В-третьих, это использование новых ? по
сравнению с местной архаикой ? образов «начального времени», в
основе которых лежат буддийские представления, отличные от
автохтонного мифологического хронотопа.
Центральным в этом отношении является связанное
с концепцией циклического времени понятие кальпа (монг.
галаб, галав). На кальпы ? огромной длительности эры ?
делится существование мироздания, причем завершаются (и,
соответственно, начинаются) они вселенскими катаклизмами, что
дает основание для использования данного понятия в изложении как
космогонических, так и эсхатологических тем.
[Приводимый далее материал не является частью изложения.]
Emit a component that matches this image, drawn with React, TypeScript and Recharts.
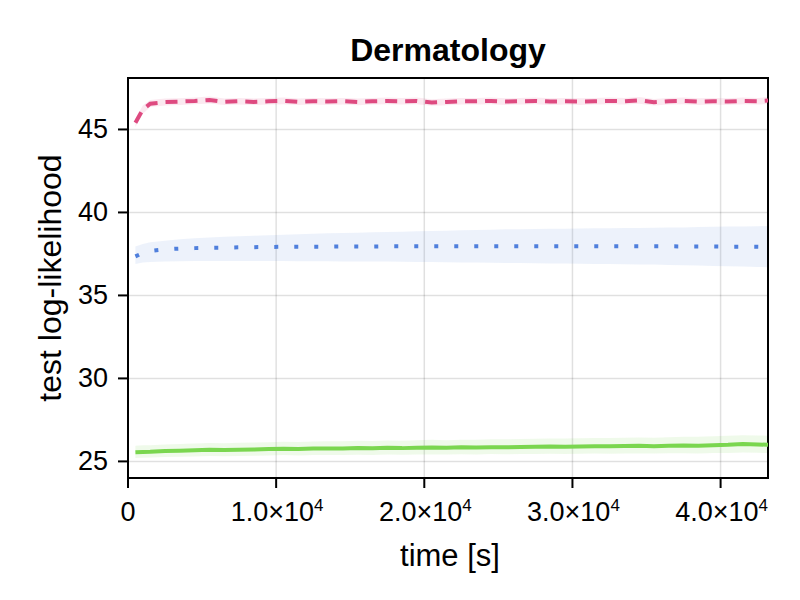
import React from "react";
import {
  ComposedChart,
  Line,
  Area,
  XAxis,
  YAxis,
  CartesianGrid,
  ReferenceArea,
} from "recharts";

const times = [
  500, 1000, 1500, 2500, 3500, 4500, 5500, 6500, 7500,
  8500, 9500, 10500, 11500, 12500, 13500, 14500, 15500, 16500,
  17500, 18500, 19500, 20500, 21500, 22500, 23500, 24500, 25500,
  26500, 27500, 28500, 29500, 30500, 31500, 32500, 33500, 34500,
  35500, 36500, 37500, 38500, 39500, 40500, 41500, 42500, 43200,
];

const pinkMean = [
  45.40, 46.20, 46.55, 46.65, 46.68, 46.72, 46.78, 46.66, 46.70,
  46.66, 46.70, 46.72, 46.66, 46.70, 46.68, 46.70, 46.66, 46.70,
  46.72, 46.70, 46.72, 46.62, 46.66, 46.70, 46.70, 46.72, 46.68,
  46.70, 46.72, 46.68, 46.70, 46.68, 46.70, 46.72, 46.70, 46.76,
  46.64, 46.70, 46.72, 46.68, 46.70, 46.68, 46.72, 46.70, 46.74,
];
const pinkLo = [
  45.15, 45.95, 46.35, 46.45, 46.48, 46.52, 46.56, 46.48, 46.50,
  46.47, 46.50, 46.52, 46.47, 46.50, 46.48, 46.50, 46.46, 46.50,
  46.52, 46.50, 46.52, 46.43, 46.46, 46.50, 46.50, 46.52, 46.48,
  46.50, 46.52, 46.48, 46.50, 46.48, 46.50, 46.52, 46.50, 46.55,
  46.45, 46.50, 46.52, 46.48, 46.50, 46.48, 46.52, 46.50, 46.53,
];
const pinkHi = [
  45.65, 46.45, 46.78, 46.86, 46.88, 46.92, 46.98, 46.86, 46.90,
  46.86, 46.90, 46.92, 46.86, 46.90, 46.88, 46.90, 46.86, 46.90,
  46.92, 46.90, 46.92, 46.82, 46.86, 46.90, 46.90, 46.92, 46.88,
  46.90, 46.92, 46.88, 46.90, 46.88, 46.90, 46.92, 46.90, 46.96,
  46.84, 46.90, 46.92, 46.88, 46.90, 46.88, 46.92, 46.90, 46.95,
];

const blueMean = [
  37.35, 37.55, 37.68, 37.78, 37.82, 37.85, 37.87, 37.88, 37.90,
  37.91, 37.92, 37.93, 37.93, 37.94, 37.94, 37.95, 37.95, 37.95,
  37.96, 37.96, 37.96, 37.96, 37.96, 37.96, 37.97, 37.97, 37.97,
  37.97, 37.97, 37.97, 37.97, 37.97, 37.97, 37.96, 37.96, 37.96,
  37.96, 37.96, 37.95, 37.95, 37.95, 37.94, 37.94, 37.93, 37.92,
];
const blueLo = [
  36.90, 36.98, 37.02, 37.05, 37.06, 37.07, 37.07, 37.07, 37.07,
  37.07, 37.07, 37.07, 37.06, 37.06, 37.06, 37.05, 37.05, 37.04,
  37.04, 37.03, 37.02, 37.01, 37.00, 36.99, 36.98, 36.97, 36.96,
  36.95, 36.94, 36.93, 36.92, 36.91, 36.90, 36.89, 36.88, 36.87,
  36.86, 36.84, 36.82, 36.80, 36.78, 36.76, 36.74, 36.72, 36.70,
];
const blueHi = [
  37.95, 38.10, 38.20, 38.30, 38.38, 38.44, 38.49, 38.53, 38.57,
  38.60, 38.63, 38.66, 38.69, 38.72, 38.74, 38.76, 38.78, 38.80,
  38.82, 38.84, 38.86, 38.88, 38.90, 38.92, 38.94, 38.96, 38.98,
  38.99, 39.00, 39.01, 39.02, 39.03, 39.04, 39.05, 39.06, 39.07,
  39.08, 39.09, 39.10, 39.12, 39.14, 39.15, 39.16, 39.17, 39.18,
];

const greenMean = [
  25.55, 25.57, 25.58, 25.62, 25.64, 25.67, 25.70, 25.68, 25.70,
  25.72, 25.74, 25.76, 25.74, 25.77, 25.78, 25.77, 25.80, 25.79,
  25.82, 25.80, 25.83, 25.84, 25.82, 25.85, 25.84, 25.86, 25.85,
  25.87, 25.88, 25.90, 25.89, 25.90, 25.92, 25.91, 25.93, 25.94,
  25.92, 25.95, 25.96, 25.95, 25.98, 26.00, 26.05, 26.02, 26.00,
];
const greenLo = [
  25.20, 25.22, 25.23, 25.26, 25.28, 25.30, 25.33, 25.31, 25.33,
  25.34, 25.36, 25.38, 25.36, 25.38, 25.39, 25.38, 25.40, 25.39,
  25.41, 25.40, 25.42, 25.42, 25.41, 25.43, 25.42, 25.44, 25.43,
  25.44, 25.45, 25.46, 25.45, 25.46, 25.47, 25.46, 25.47, 25.48,
  25.47, 25.49, 25.49, 25.48, 25.50, 25.51, 25.53, 25.52, 25.50,
];
const greenHi = [
  25.95, 25.97, 25.98, 26.02, 26.05, 26.08, 26.11, 26.10, 26.12,
  26.14, 26.16, 26.18, 26.17, 26.20, 26.21, 26.21, 26.24, 26.23,
  26.26, 26.25, 26.28, 26.30, 26.28, 26.31, 26.31, 26.33, 26.33,
  26.35, 26.36, 26.38, 26.38, 26.39, 26.41, 26.41, 26.43, 26.44,
  26.43, 26.46, 26.48, 26.48, 26.51, 26.54, 26.58, 26.56, 26.55,
];

const xTicks = [0, 10000, 20000, 30000, 40000];
const yTicks = [25, 30, 35, 40, 45];
const xDomain = [0, 43200];
const yDomain = [24, 48.1];

const PINK = "#de4a80";
const BLUE = "#4f7fdc";
const GREEN = "#7ad64f";
const FONT = "'Liberation Sans', Arial, Helvetica, sans-serif";

const data = times.map((t, i) => ({
  t,
  pm: pinkMean[i],
  pb: [pinkLo[i], pinkHi[i]],
  bm: blueMean[i],
  bb: [blueLo[i], blueHi[i]],
  gm: greenMean[i],
  gb: [greenLo[i], greenHi[i]],
}));

const XTick = (props: any) => {
  const { x, y, payload } = props;
  const v = payload.value as number;
  if (v === 0) {
    return (
      <text x={x} y={y + 31} textAnchor="middle" fontSize={27} fontFamily={FONT} fill="#000">
        0
      </text>
    );
  }
  const exp = Math.floor(Math.log10(v));
  const mant = (v / Math.pow(10, exp)).toFixed(1);
  return (
    <text x={x + 1} y={y + 31} textAnchor="middle" fontSize={27} fontFamily={FONT} fill="#000">
      <tspan>{mant}×10</tspan>
      <tspan fontSize={17} dy={-10}>{exp}</tspan>
    </text>
  );
};

const YTick = (props: any) => {
  const { x, y, payload } = props;
  return (
    <text x={x} y={y} textAnchor="end" dominantBaseline="central" fontSize={27} fontFamily={FONT} fill="#000">
      {payload.value}
    </text>
  );
};

export default function App() {
  return (
    <div style={{ position: "absolute", left: 0, top: 0, width: 800, height: 600, background: "#fff" }}>
      <ComposedChart
        width={800}
        height={600}
        data={data}
        margin={{ top: 78, right: 32, bottom: 62, left: 68 }}
      >
        <CartesianGrid stroke="#000" strokeOpacity={0.12} strokeWidth={1.5} />
        <XAxis
          type="number"
          dataKey="t"
          domain={xDomain}
          ticks={xTicks}
          allowDataOverflow
          height={60}
          tickSize={10}
          tickMargin={2}
          axisLine={false}
          tickLine={{ stroke: "#000", strokeWidth: 2 }}
          tick={<XTick />}
          interval={0}
        />
        <YAxis
          type="number"
          domain={yDomain}
          ticks={yTicks}
          allowDataOverflow
          width={60}
          tickSize={10}
          tickMargin={10}
          axisLine={false}
          tickLine={{ stroke: "#000", strokeWidth: 2 }}
          tick={<YTick />}
          interval={0}
        />
        <Area dataKey="pb" stroke="none" fill={PINK} fillOpacity={0.12} isAnimationActive={false} activeDot={false} />
        <Area dataKey="bb" stroke="none" fill={BLUE} fillOpacity={0.1} isAnimationActive={false} activeDot={false} />
        <Area dataKey="gb" stroke="none" fill={GREEN} fillOpacity={0.12} isAnimationActive={false} activeDot={false} />
        <Line dataKey="gm" stroke={GREEN} strokeWidth={4} dot={false} isAnimationActive={false} activeDot={false} />
        <Line dataKey="bm" stroke={BLUE} strokeWidth={4} strokeDasharray="4 16" dot={false} isAnimationActive={false} activeDot={false} />
        <Line dataKey="pm" stroke={PINK} strokeWidth={4} strokeDasharray="12 8" dot={false} isAnimationActive={false} activeDot={false} />
        <ReferenceArea
          x1={xDomain[0]}
          x2={xDomain[1]}
          y1={yDomain[0]}
          y2={yDomain[1]}
          fill="none"
          stroke="#000"
          strokeWidth={2}
          ifOverflow="visible"
        />
        <text x={448} y={61} textAnchor="middle" fontSize={32} fontWeight="bold" fontFamily={FONT} fill="#000">
          Dermatology
        </text>
        <text
          x={50}
          y={278}
          transform="rotate(-90 50 278)"
          textAnchor="middle"
          dominantBaseline="central"
          fontSize={32}
          fontFamily={FONT}
          fill="#000"
        >
          test log-likelihood
        </text>
        <text x={450} y={566} textAnchor="middle" fontSize={31} fontFamily={FONT} fill="#000">
          time [s]
        </text>
      </ComposedChart>
    </div>
  );
}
Светопреставление
определяется как «перетекание кальпы» (монг. галав
юyлэх), как «обращение кальпы» (бурят. галаб
эрьэлтэ), это ? мировой катаклизм, всемирный потоп (бурят.
уhан галаб, букв. ‘водная
кальпа’), всемирный пожар (бурят. гал галаб, ‘огненная
кальпа’), всеобщая гибель (бурят. мяхан галаб, букв.
‘мясная кальпа’).
При этом в народной традиции кальпа предстает и
как некий космический универсум: вселенная в ее временных,
пространственных и содержательных измерениях: «Во время, когда
кальпа-мир (или «мир [нашей] кальпы») еще только начинался»
(galab
delxi yertemtsigi sa butexinuye) [Неклюдов,
Тумурцерен 1982, с. 77, 129]. Однако благодаря своему
космогоническому значению, кальпа осмысливается и как
эмбриональное состояние рождающейся вселенной, как первобытный
хаос, из которого возникает земля. В мифологическом предании
говорится: «Сначала на месте нашей земли был галоб… Потом
поднялся до того сильный ветер, что он постепенно загустел»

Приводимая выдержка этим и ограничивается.